Installation and usage on Summit

TAU has been pre-configured and built for use with PGI 19.9 and GCC 7.4 compilers. They are located in /gpfs/alpine/world-shared/gen010/khuck/tau2.installations/skel-pgi19.9 and /gpfs/alpine/world-shared/gen010/khuck/tau2.installations/skel-gcc7.4, respectively. There is also some sample data in /gpfs/alpine/world-shared/gen010/khuck/tau2.installations/xgc-sample-data from a very small, short run of XGC1 using ADIOS2 to write out periodic data.
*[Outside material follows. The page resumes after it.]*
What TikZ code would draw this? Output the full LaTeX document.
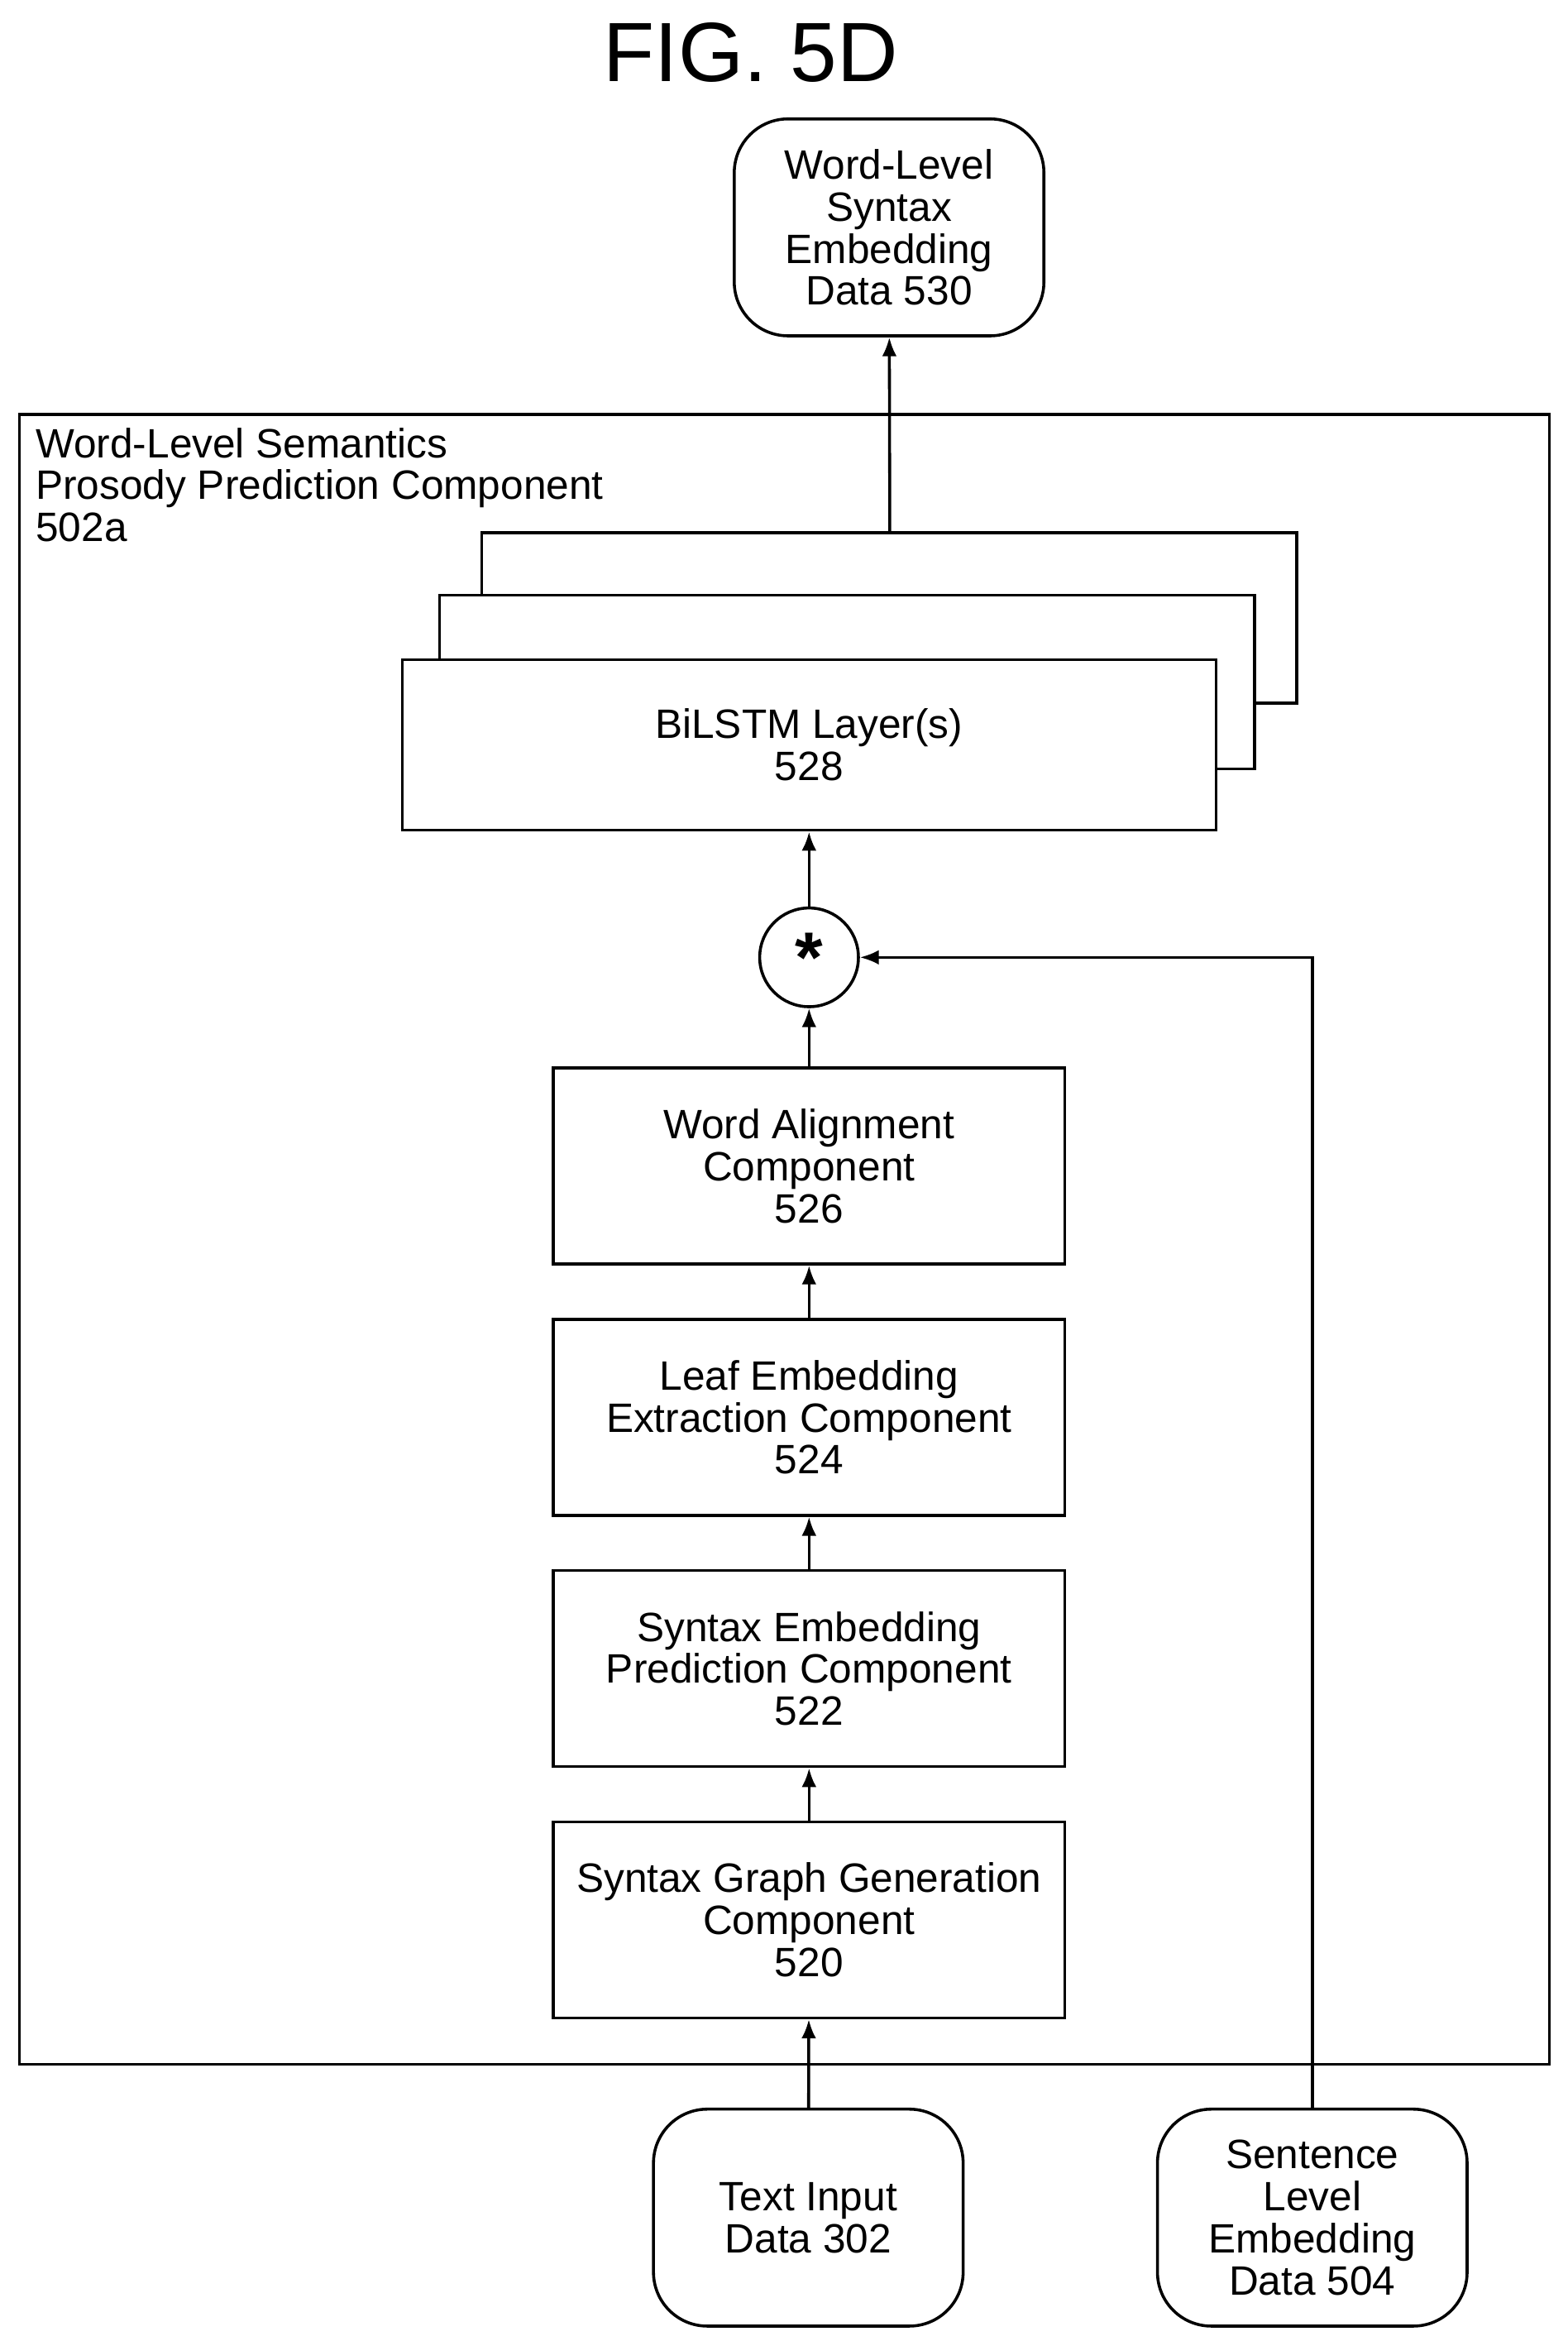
\documentclass[tikz,border=0pt]{standalone}
\usepackage{fontspec}
\setmainfont{Liberation Sans}
\usetikzlibrary{positioning,arrows.meta}
\begin{document}
\begin{tikzpicture}[x=0.025cm,y=-0.025cm,line width=1.4pt,
	txt/.style={font=\fontsize{19.5}{20}\selectfont,align=center},
	box/.style={draw,txt,inner sep=0pt,minimum width=8.55cm,minimum height=3.275cm},
	data/.style={draw,txt,rounded corners=0.9cm,inner sep=0pt,minimum width=5.175cm,minimum height=3.625cm},
	arr/.style={-{Latex[length=9pt,width=7pt]}}]
	\useasboundingbox (0,0) rectangle (1048,1565);
	%
	\node[font=\fontsize{40}{44}\selectfont] (title) at (502,35) {FIG. 5D};
	\node[data] (out) at (594.5,152) {Word-Level\\Syntax\\Embedding\\Data 530};
	%
	\draw (13,277) rectangle (1036,1380);
	\node[txt,align=left,anchor=north west,inner sep=0pt] (lbl) at (23,285) {Word-Level Semantics\\Prosody Prediction Component\\502a};
	%
	\draw[fill=white] (322,356) rectangle (867,470);
	\draw[fill=white] (294,398) rectangle (839,514);
	\node[box,fill=white,minimum width=13.6cm,minimum height=2.85cm] (lstm) at (541,498) {BiLSTM Layer(s)\\528};
	\coordinate (lstmtop) at (595,356);
	%
	\node[draw,circle,minimum size=1.65cm,inner sep=0pt,font=\fontsize{34}{34}\selectfont\bfseries] (mul) at (541,640) {*};
	\node[box] (align) at (541,779.5) {Word Alignment\\Component\\526};
	\node[box] (leaf) at (541,947.5) {Leaf Embedding\\Extraction Component\\524};
	\node[box] (pred) at (541,1115.5) {Syntax Embedding\\Prediction Component\\522};
	\node[box] (graph) at (541,1283.5) {Syntax Graph Generation\\Component\\520};
	%
	\node[data] (text) at (540.5,1482.5) {Text Input\\Data 302};
	\node[data] (sent) at (877.5,1482.5) {Sentence\\Level\\Embedding\\Data 504};
	%
	\draw[arr] (text) -- (graph);
	\draw[arr] (graph) -- (pred);
	\draw[arr] (pred) -- (leaf);
	\draw[arr] (leaf) -- (align);
	\draw[arr] (align) -- (mul);
	\draw[arr] (mul) -- (lstm);
	\draw[arr] (lstmtop) -- (out);
	\draw[arr] (sent.north) |- (mul.east);
\end{tikzpicture}
\end{document}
Here's an example of how I used the PGI version of the builds. In my job script, I did:

...
source /gpfs/alpine/world-shared/gen010/khuck/tau2.installations/skel-pgi19.9/sourceme.sh

export TAU_EXEC="tau_exec -T pgi,mpi,pthread -skel"
export XGC_EXEC=/ccs/home/khuck/src/XGC-Devel/xgc-build/bin/xgc-es-cpp-gpu

jsrun --nrs 48 --tasks_per_rs 1 --cpu_per_rs 7 --gpu_per_rs 1 \
--rs_per_host 6 --latency_priority gpu-cpu --launch_distribution cyclic --bind packed:7 \
${TAU_EXEC} ${XGC_EXEC}